* _WRITTEN INSTRUCTION_
Give back exactly the lines from the beginning of the listing below to the line holding "590, 559, 527, 488, 685, 688]", both ends included; the pictures stay out.
★ ★ ★
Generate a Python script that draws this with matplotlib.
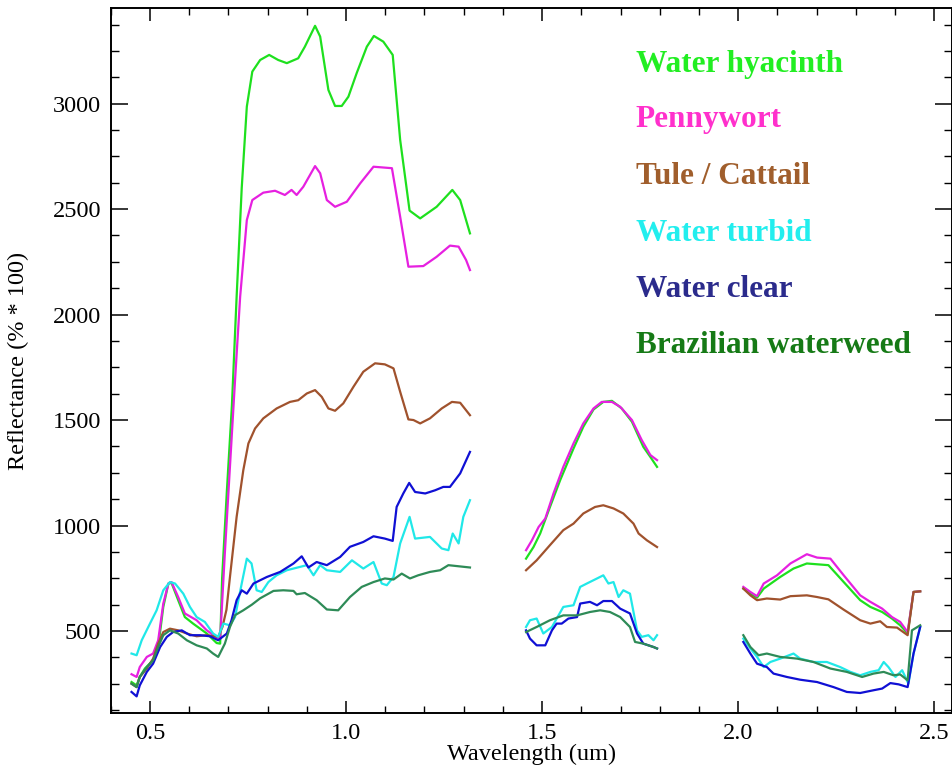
import numpy as np
import matplotlib
matplotlib.use("Agg")
import matplotlib.pyplot as plt
from matplotlib.ticker import MultipleLocator

plt.rcParams['font.family'] = 'serif'
plt.rcParams['font.serif'] = ['Liberation Serif', 'DejaVu Serif']

# === DATA ===
names = ["Water hyacinth", "Pennywort", "Tule / Cattail",
         "Water turbid", "Water clear", "Brazilian waterweed"]

# Water hyacinth
hyacinth_wl1 = [0.453, 0.466, 0.474, 0.487, 0.508, 0.521, 0.534, 0.547, 0.555, 0.572, 0.589, 0.610,
                0.645, 0.670, 0.679, 0.684, 0.696, 0.709, 0.721, 0.734, 0.747, 0.761, 0.781, 0.804,
                0.827, 0.849, 0.878, 0.895, 0.921, 0.934, 0.955, 0.972, 0.989, 1.006, 1.027, 1.053,
                1.071, 1.095, 1.119, 1.138, 1.162, 1.189, 1.231, 1.271, 1.291, 1.316]
hyacinth_r1 = [258, 242, 282, 322, 361, 424, 614, 725, 728, 646, 566, 535,
               488, 443, 440, 750, 1160, 1570, 2085, 2600, 2986, 3152, 3207, 3231,
               3207, 3192, 3215, 3270, 3369, 3318, 3065, 2989, 2989, 3033, 3144, 3270,
               3321, 3294, 3231, 2828, 2493, 2456, 2511, 2591, 2543, 2385]
hyacinth_wl2 = [1.459, 1.478, 1.495, 1.520, 1.546, 1.580, 1.605, 1.631, 1.656, 1.678, 1.703,
                1.729, 1.758, 1.776, 1.793]
hyacinth_r2 = [843, 898, 962, 1088, 1215, 1365, 1468, 1550, 1586, 1591, 1555,
               1492, 1373, 1325, 1278]
hyacinth_wl3 = [2.013, 2.031, 2.048, 2.065, 2.107, 2.141, 2.175, 2.230, 2.269, 2.311, 2.337,
                2.367, 2.392, 2.413, 2.432, 2.447, 2.464]
hyacinth_r3 = [701, 677, 658, 701, 756, 796, 820, 812, 732, 646, 614,
               590, 559, 527, 488, 685, 688]

# Pennywort
penny_wl1 = [0.453, 0.466, 0.474, 0.492, 0.508, 0.521, 0.534, 0.547, 0.555, 0.572, 0.589, 0.619,
             0.645, 0.674, 0.679, 0.691, 0.704, 0.717, 0.730, 0.747, 0.761, 0.789, 0.819, 0.844,
             0.861, 0.874, 0.891, 0.921, 0.934, 0.951, 0.972, 1.002, 1.036, 1.070, 1.117, 1.138,
             1.159, 1.197, 1.231, 1.265, 1.287, 1.306, 1.316]
penny_r1 = [295, 282, 329, 377, 393, 456, 630, 725, 732, 661, 583, 551,
            503, 464, 464, 870, 1280, 1690, 2085, 2448, 2543, 2578, 2587, 2567,
            2591, 2567, 2606, 2704, 2670, 2543, 2511, 2535, 2622, 2701, 2694, 2464,
            2227, 2230, 2274, 2327, 2322, 2259, 2211]
penny_wl2 = [1.459, 1.474, 1.491, 1.508, 1.529, 1.554, 1.580, 1.605, 1.631, 1.652, 1.678,
             1.699, 1.729, 1.754, 1.776, 1.793]
penny_r2 = [883, 930, 993, 1033, 1152, 1278, 1389, 1484, 1555, 1586, 1586,
            1563, 1500, 1405, 1334, 1310]
penny_wl3 = [2.013, 2.031, 2.048, 2.065, 2.099, 2.133, 2.175, 2.201, 2.235, 2.269, 2.311,
             2.337, 2.367, 2.392, 2.413, 2.432, 2.447, 2.464]
penny_r3 = [709, 685, 665, 725, 764, 820, 864, 848, 843, 764, 669,
            638, 606, 566, 543, 495, 685, 688]

# Tule / Cattail
tule_wl1 = [0.453, 0.466, 0.474, 0.492, 0.508, 0.521, 0.534, 0.551, 0.572, 0.594, 0.619, 0.645,
            0.674, 0.685, 0.695, 0.704, 0.721, 0.738, 0.751, 0.768, 0.789, 0.823, 0.857, 0.878,
            0.900, 0.921, 0.938, 0.955, 0.972, 0.993, 1.019, 1.044, 1.074, 1.099, 1.121, 1.138,
            1.159, 1.172, 1.189, 1.214, 1.244, 1.270, 1.291, 1.316]
tule_r1 = [250, 234, 282, 322, 369, 440, 495, 511, 503, 488, 475, 480,
           472, 520, 600, 756, 1041, 1262, 1389, 1460, 1508, 1555, 1586, 1594,
           1626, 1642, 1610, 1555, 1544, 1579, 1658, 1729, 1769, 1764, 1745, 1634,
           1503, 1500, 1484, 1508, 1555, 1586, 1582, 1523]
tule_wl2 = [1.459, 1.486, 1.520, 1.554, 1.580, 1.605, 1.635, 1.656, 1.682, 1.707, 1.733,
            1.746, 1.767, 1.793]
tule_r2 = [788, 835, 907, 978, 1009, 1057, 1088, 1096, 1081, 1057, 1009,
           962, 930, 898]
tule_wl3 = [2.013, 2.031, 2.048, 2.073, 2.107, 2.133, 2.175, 2.201, 2.230, 2.269, 2.311,
            2.337, 2.362, 2.379, 2.405, 2.432, 2.447, 2.464]
tule_r3 = [701, 669, 646, 654, 649, 665, 669, 661, 650, 601, 551,
           535, 546, 519, 516, 480, 685, 688]

# Water turbid
turbid_wl1 = [0.453, 0.466, 0.479, 0.500, 0.517, 0.534, 0.551, 0.564, 0.585, 0.602, 0.619, 0.640,
              0.661, 0.674, 0.687, 0.704, 0.717, 0.734, 0.747, 0.759, 0.772, 0.785, 0.802, 0.823,
              0.849, 0.883, 0.900, 0.917, 0.934, 0.951, 0.985, 1.015, 1.044, 1.070, 1.091, 1.104,
              1.121, 1.138, 1.162, 1.176, 1.214, 1.244, 1.261, 1.272, 1.287, 1.299, 1.316]
turbid_r1 = [393, 385, 456, 535, 598, 693, 732, 725, 677, 614, 566, 543,
             488, 472, 535, 527, 566, 725, 843, 820, 693, 685, 732, 764,
             788, 804, 812, 764, 812, 788, 780, 835, 796, 827, 725, 717,
             756, 915, 1041, 938, 946, 891, 883, 962, 915, 1041, 1120]
turbid_wl2 = [1.459, 1.469, 1.486, 1.503, 1.525, 1.554, 1.580, 1.597, 1.614, 1.640, 1.656,
              1.669, 1.682, 1.695, 1.707, 1.724, 1.742, 1.754, 1.771, 1.784, 1.793]
turbid_r2 = [519, 551, 559, 488, 519, 614, 622, 709, 725, 749, 764,
             725, 732, 661, 693, 677, 503, 472, 480, 456, 480]
turbid_wl3 = [2.013, 2.031, 2.048, 2.065, 2.082, 2.107, 2.141, 2.158, 2.192, 2.226, 2.260,
              2.286, 2.311, 2.337, 2.358, 2.371, 2.383, 2.401, 2.418, 2.434, 2.447, 2.464]
turbid_r3 = [464, 417, 377, 329, 353, 369, 393, 369, 353, 353, 329,
             306, 290, 306, 314, 353, 329, 282, 314, 250, 393, 519]

# Water clear
clear_wl1 = [0.453, 0.466, 0.474, 0.492, 0.508, 0.526, 0.543, 0.559, 0.581, 0.602, 0.628, 0.653,
             0.674, 0.696, 0.708, 0.721, 0.734, 0.747, 0.764, 0.798, 0.832, 0.866, 0.887, 0.904,
             0.925, 0.951, 0.985, 1.010, 1.044, 1.070, 1.099, 1.119, 1.129, 1.146, 1.161, 1.176,
             1.202, 1.227, 1.248, 1.265, 1.291, 1.316]
clear_r1 = [211, 190, 242, 306, 345, 424, 472, 495, 503, 480, 480, 475,
            456, 488, 551, 646, 693, 677, 725, 756, 780, 820, 854, 801,
            827, 812, 851, 899, 922, 949, 938, 927, 1088, 1152, 1202, 1159,
            1152, 1167, 1183, 1183, 1247, 1349]
clear_wl2 = [1.459, 1.469, 1.486, 1.508, 1.525, 1.537, 1.550, 1.567, 1.589, 1.597, 1.622,
             1.640, 1.656, 1.678, 1.699, 1.724, 1.742, 1.758, 1.784, 1.793]
clear_r2 = [503, 464, 432, 432, 503, 535, 535, 559, 566, 630, 638,
            622, 642, 642, 606, 583, 488, 440, 424, 417]
clear_wl3 = [2.013, 2.031, 2.048, 2.073, 2.090, 2.124, 2.158, 2.201, 2.243, 2.277, 2.311,
             2.345, 2.367, 2.388, 2.409, 2.432, 2.447, 2.464]
clear_r3 = [448, 393, 345, 329, 298, 282, 269, 258, 234, 211, 206,
            219, 227, 253, 247, 234, 393, 519]

# Brazilian waterweed
brazil_wl1 = [0.453, 0.466, 0.474, 0.492, 0.508, 0.521, 0.534, 0.551, 0.572, 0.594, 0.619, 0.645,
              0.661, 0.674, 0.691, 0.704, 0.717, 0.738, 0.760, 0.781, 0.815, 0.840, 0.866, 0.874,
              0.895, 0.925, 0.951, 0.980, 1.010, 1.040, 1.070, 1.099, 1.121, 1.142, 1.163, 1.184,
              1.214, 1.240, 1.261, 1.286, 1.316]
brazil_r1 = [250, 234, 282, 329, 361, 424, 480, 503, 488, 456, 432, 417,
             393, 377, 440, 519, 575, 598, 625, 655, 690, 693, 690, 674,
             680, 646, 602, 598, 661, 709, 732, 749, 744, 772, 749, 764,
             780, 788, 812, 807, 801]
brazil_wl2 = [1.459, 1.486, 1.520, 1.554, 1.589, 1.622, 1.648, 1.673, 1.699, 1.724, 1.737,
              1.758, 1.784, 1.793]
brazil_r2 = [495, 519, 551, 574, 574, 590, 598, 590, 566, 519, 448,
             440, 424, 417]
brazil_wl3 = [2.013, 2.031, 2.052, 2.073, 2.107, 2.150, 2.192, 2.235, 2.277, 2.316, 2.345,
              2.371, 2.396, 2.413, 2.432, 2.443, 2.464]
brazil_r3 = [480, 424, 385, 393, 377, 369, 353, 322, 306, 282, 298,
             306, 290, 294, 266, 503, 527]

line_colors = ['#1ee01e', '#e620e0', '#a0522d', '#20e8e8', '#1010d4', '#2e8b57']
text_colors = ['#22ee22', '#ff30cc', '#a05e2c', '#22eeee', '#2b2b8c', '#167a16']

wl_segments = [
    (hyacinth_wl1, hyacinth_wl2, hyacinth_wl3),
    (penny_wl1, penny_wl2, penny_wl3),
    (tule_wl1, tule_wl2, tule_wl3),
    (turbid_wl1, turbid_wl2, turbid_wl3),
    (clear_wl1, clear_wl2, clear_wl3),
    (brazil_wl1, brazil_wl2, brazil_wl3),
]
refl_segments = [
    (hyacinth_r1, hyacinth_r2, hyacinth_r3),
    (penny_r1, penny_r2, penny_r3),
    (tule_r1, tule_r2, tule_r3),
    (turbid_r1, turbid_r2, turbid_r3),
    (clear_r1, clear_r2, clear_r3),
    (brazil_r1, brazil_r2, brazil_r3),
]

# === PLOTTING ===
fig = plt.figure(figsize=(9.53, 7.69), dpi=100)
ax = fig.add_axes([0.1162, 0.0725, 0.8827, 0.9167])

for i in range(len(names)):
    for wl, r in zip(wl_segments[i], refl_segments[i]):
        ax.plot(wl, r, color=line_colors[i], lw=1.6)

ax.set_xlim(0.40, 2.545)
ax.set_ylim(110, 3452)

ax.xaxis.set_minor_locator(MultipleLocator(0.1))
ax.yaxis.set_minor_locator(MultipleLocator(125))
ax.set_xticks([0.5, 1.0, 1.5, 2.0, 2.5])
ax.set_xticklabels(["0.5", "1.0", "1.5", "2.0", "2.5"])
ax.set_yticks([500, 1000, 1500, 2000, 2500, 3000])

ax.tick_params(axis='x', which='major', direction='in', top=True, length=9, width=1.1,
               labelsize=17.5, pad=7)
ax.tick_params(axis='x', which='minor', direction='in', top=True, length=5, width=1.0)
ax.tick_params(axis='y', which='major', direction='in', right=True, length=12, width=1.1,
               labelsize=17.5, pad=7)
ax.tick_params(axis='y', which='minor', direction='in', right=True, length=6, width=1.0)
for sp in ax.spines.values():
    sp.set_linewidth(1.4)

ax.set_xlabel("Wavelength (um)", fontsize=17.5)
ax.set_ylabel("Reflectance (% * 100)", fontsize=17.5)
ax.xaxis.set_label_coords(0.50, -0.043)
ax.yaxis.set_label_coords(-0.097, 0.5)

# coloured text labels instead of a legend box
label_y = [0.910, 0.832, 0.751, 0.670, 0.591, 0.511]
for i, name in enumerate(names):
    ax.text(0.624, label_y[i], name, transform=ax.transAxes, color=text_colors[i],
            fontsize=22.5, fontweight='bold', va='baseline', ha='left')

fig.savefig("out.png", dpi=100)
★ ★ ★
* _OUTPUT OF THE EXERCISE_
Generate a Python script that draws this with matplotlib.
import numpy as np
import matplotlib
matplotlib.use("Agg")
import matplotlib.pyplot as plt
from matplotlib.ticker import MultipleLocator

plt.rcParams['font.family'] = 'serif'
plt.rcParams['font.serif'] = ['Liberation Serif', 'DejaVu Serif']

# === DATA ===
names = ["Water hyacinth", "Pennywort", "Tule / Cattail",
         "Water turbid", "Water clear", "Brazilian waterweed"]

# Water hyacinth
hyacinth_wl1 = [0.453, 0.466, 0.474, 0.487, 0.508, 0.521, 0.534, 0.547, 0.555, 0.572, 0.589, 0.610,
                0.645, 0.670, 0.679, 0.684, 0.696, 0.709, 0.721, 0.734, 0.747, 0.761, 0.781, 0.804,
                0.827, 0.849, 0.878, 0.895, 0.921, 0.934, 0.955, 0.972, 0.989, 1.006, 1.027, 1.053,
                1.071, 1.095, 1.119, 1.138, 1.162, 1.189, 1.231, 1.271, 1.291, 1.316]
hyacinth_r1 = [258, 242, 282, 322, 361, 424, 614, 725, 728, 646, 566, 535,
               488, 443, 440, 750, 1160, 1570, 2085, 2600, 2986, 3152, 3207, 3231,
               3207, 3192, 3215, 3270, 3369, 3318, 3065, 2989, 2989, 3033, 3144, 3270,
               3321, 3294, 3231, 2828, 2493, 2456, 2511, 2591, 2543, 2385]
hyacinth_wl2 = [1.459, 1.478, 1.495, 1.520, 1.546, 1.580, 1.605, 1.631, 1.656, 1.678, 1.703,
                1.729, 1.758, 1.776, 1.793]
hyacinth_r2 = [843, 898, 962, 1088, 1215, 1365, 1468, 1550, 1586, 1591, 1555,
               1492, 1373, 1325, 1278]
hyacinth_wl3 = [2.013, 2.031, 2.048, 2.065, 2.107, 2.141, 2.175, 2.230, 2.269, 2.311, 2.337,
                2.367, 2.392, 2.413, 2.432, 2.447, 2.464]
hyacinth_r3 = [701, 677, 658, 701, 756, 796, 820, 812, 732, 646, 614,
               590, 559, 527, 488, 685, 688]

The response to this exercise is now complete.